6. One Day at Horrorland
A little on the nose? Sure. Irresistible to tweens who might be both attracted to and frightened by amusement park rides? Totally. It makes sense that there’s not a Horrorland in real life, but if there were, this would be the exact sign to advertise it.
5. The Scarecrow Walks at Midnight
Confirming all your theories about those jolly-looking scarecrow Halloween decorations having something to hide, the cover for The Scarecrow Walks at Midnight should horrify enough that you can overlook that tagline, “It’s a Field of Screams!”

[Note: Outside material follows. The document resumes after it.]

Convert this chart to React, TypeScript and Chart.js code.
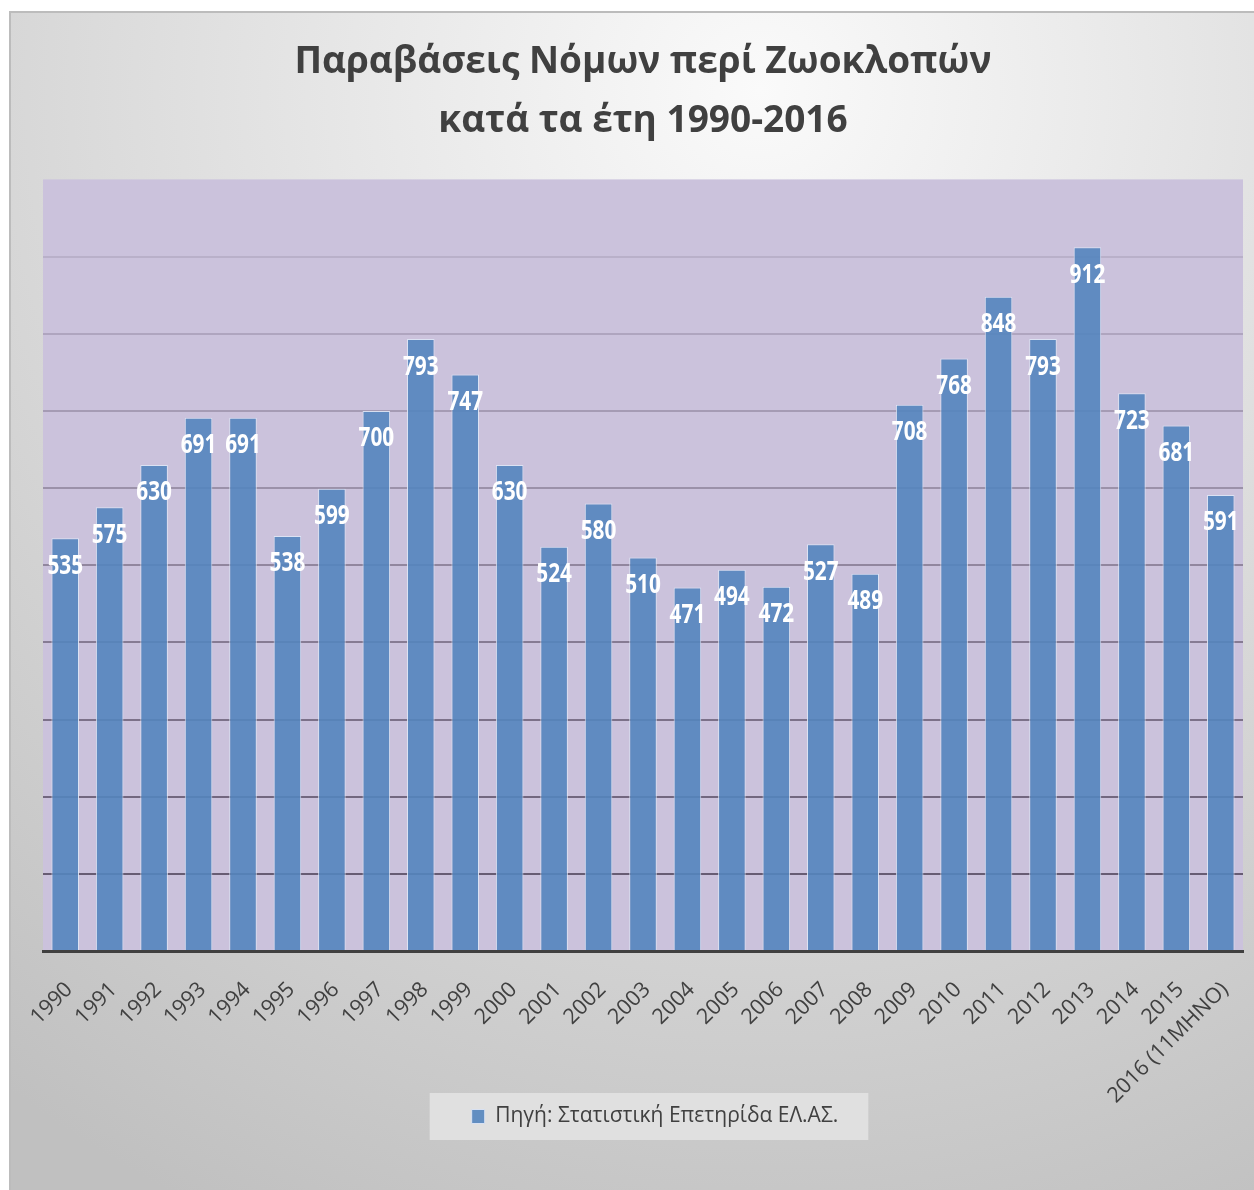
import React, { useEffect, useRef } from 'react';
import { Chart, registerables } from 'chart.js';

Chart.register(...registerables);

const TITLE_LINES = ['Παραβάσεις Νόμων περί Ζωοκλοπών', 'κατά τα έτη 1990-2016'];
const SERIES_LABEL = 'Πηγή: Στατιστική Επετηρίδα ΕΛ.ΑΣ.';
const CATEGORIES = [
  '1990', '1991', '1992', '1993', '1994', '1995', '1996', '1997', '1998', '1999',
  '2000', '2001', '2002', '2003', '2004', '2005', '2006', '2007', '2008', '2009',
  '2010', '2011', '2012', '2013', '2014', '2015', '2016 (11ΜΗΝΟ)',
];
const VALUES = [
  535, 575, 630, 691, 691, 538, 599, 700, 793, 747,
  630, 524, 580, 510, 471, 494, 472, 527, 489, 708,
  768, 848, 793, 912, 723, 681, 591,
];
const Y_MIN = 0;
const Y_MAX = 1000;
const Y_STEP = 100;

const W = 1254;
const H = 1190;
const TEXT_FONT = "'Open Sans', 'Noto Sans', sans-serif";
const LEGEND_SHIFT = 12;

const backgroundPlugin = {
  id: 'bgPlugin',
  afterLayout(chart: any) {
    const lg = chart.legend;
    if (lg) {
      lg.left += LEGEND_SHIFT;
      lg.right += LEGEND_SHIFT;
    }
    const x = chart.scales.x;
    if (x) {
      // let long rotated tick labels overflow below the axis box (no clipping)
      x.bottom += 60;
    }
  },
  beforeDraw(chart: any) {
    const ctx = chart.ctx as CanvasRenderingContext2D;
    ctx.save();
    ctx.fillStyle = '#ffffff';
    ctx.fillRect(0, 0, W, H);
    const g = ctx.createRadialGradient(760, 90, 0, 760, 90, 1250);
    g.addColorStop(0, '#fafafa');
    g.addColorStop(1, '#c0c0c0');
    ctx.fillStyle = g;
    ctx.fillRect(10, 12, W - 10, H - 12);
    ctx.strokeStyle = '#bcbcbc';
    ctx.lineWidth = 2;
    ctx.beginPath();
    ctx.moveTo(10, H);
    ctx.lineTo(10, 12);
    ctx.lineTo(W, 12);
    ctx.stroke();
    const a = chart.chartArea;
    ctx.fillStyle = '#cbc2dc';
    ctx.fillRect(a.left, a.top, a.right - a.left, a.bottom - a.top);
    const lg = chart.legend;
    if (lg && lg.legendHitBoxes && lg.legendHitBoxes.length) {
      const hb = lg.legendHitBoxes[0];
      ctx.fillStyle = '#e0e0e0';
      ctx.fillRect(hb.left + LEGEND_SHIFT - 54, lg.top - 3, hb.width + 72, lg.height + 6);
    }
    ctx.restore();
  },
};

const barLabelPlugin = {
  id: 'barLabelPlugin',
  afterDatasetsDraw(chart: any) {
    const ctx = chart.ctx as CanvasRenderingContext2D;
    const meta = chart.getDatasetMeta(0);
    ctx.save();
    ctx.font = `bold 26px ${TEXT_FONT}`;
    ctx.fillStyle = '#ffffff';
    ctx.textAlign = 'center';
    ctx.textBaseline = 'middle';
    meta.data.forEach((bar: any, i: number) => {
      ctx.save();
      ctx.translate(bar.x, bar.y + 28);
      ctx.scale(0.8, 1);
      ctx.fillText(String(VALUES[i]), 0, 0);
      ctx.restore();
    });
    ctx.restore();
  },
};

export default function App() {
  const ref = useRef<HTMLCanvasElement | null>(null);

  useEffect(() => {
    if (!ref.current) return;
    const chart = new Chart(ref.current, {
      type: 'bar',
      data: {
        labels: CATEGORIES,
        datasets: [
          {
            label: SERIES_LABEL,
            data: VALUES,
            backgroundColor: 'rgba(84,133,190,0.9)',
            borderColor: 'rgba(222,230,245,0.9)',
            borderWidth: 1,
            categoryPercentage: 1,
            barPercentage: 0.62,
          },
        ],
      },
      options: {
        responsive: false,
        animation: false,
        layout: { padding: { left: 43, right: 11, top: 0, bottom: 53 } },
        plugins: {
          title: {
            display: true,
            text: TITLE_LINES,
            color: '#404040',
            font: { family: TEXT_FONT, size: 37, weight: 'bold', lineHeight: 1.6 },
            padding: { top: 33, bottom: 28 },
          },
          legend: {
            position: 'bottom',
            labels: {
              boxWidth: 13,
              boxHeight: 14,
              color: '#404040',
              font: { family: TEXT_FONT, size: 21 },
              padding: 10,
            },
          },
          tooltip: { enabled: false },
        },
        scales: {
          x: {
            grid: { display: false, drawTicks: false },
            border: { display: true, color: '#404040', width: 3 },
            ticks: {
              color: '#404040',
              font: { family: TEXT_FONT, size: 21.5 },
              minRotation: 45,
              maxRotation: 45,
              autoSkip: false,
              padding: 26,
              labelOffset: 4,
            },
            afterFit(scale: any) {
              scale.height = 145;
              scale.paddingLeft = 0;
              scale.paddingRight = 0;
            },
          },
          y: {
            min: Y_MIN,
            max: Y_MAX,
            ticks: { display: false, stepSize: Y_STEP },
            border: { display: false },
            grid: {
              drawTicks: false,
              lineWidth: 2,
              color: (c: any) => {
                const v = c.tick ? c.tick.value : 0;
                if (v >= Y_MAX || v <= Y_MIN) return 'rgba(0,0,0,0)';
                const a = 0.75 - ((v - 100) / 800) * 0.62;
                return `rgba(70,58,80,${a.toFixed(3)})`;
              },
            },
          },
        },
      },
      plugins: [backgroundPlugin, barLabelPlugin],
    });
    return () => chart.destroy();
  }, []);

  return (
    <div style={{ position: 'absolute', left: 0, top: 0, width: W, height: H }}>
      <canvas ref={ref} width={W} height={H} style={{ width: W, height: H, display: 'block' }} />
    </div>
  );
}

4. The Horror at Camp Jellyjam
Sure, this sports summer camp holds a horrible secret, but far more horrifying than anything our snoopy heroine uncovers is this nightmarish counselor as depicted on the cover. That grin? That posture? Those clothes? It’s enough to make any camper go AWOL, and it was probably enough to make a few readers want to investigate Camp Jellyjam.
3. The Curse of Camp Cold Lake
Why would anyone want to go to a camp at Cold Lake? Which of the book’s characters is looking all corpse-y on the cover? How does a skeleton have such lovely eyelashes? These are all good questions, and none of them are answered in the book itself. That cover, though – it’s one that grabs you.
2. Night of the Living Dummy
Sure, ventriloquism dummies are never not scary, but everything about this seems designed to make you fear dummies if you don’t already.
1. The Haunted Mask
And here’s our top pick. Somehow, this sums up everything about Goosebumps: a legitimately scarier mask than you’ll find in the Halloween aisle at K-Mart, and it’s being worn by not just any kid but one of the most perfectly early-’90s-looking kids in the history of literature. (Blame the overalls, of course.) That’s Goosebumps.
Honorable mention: Chicken Chicken
This one either represents Goosebumps at its absolute silliest or its most frightening, depending on your attitudes toward chickens and chicken-human hybrids. We’d almost want to ask R.L. Stine where this idea came from, but perhaps some creative processes are left unknown. “Finger-licking” and “nightmare” don’t belong in the same sentence.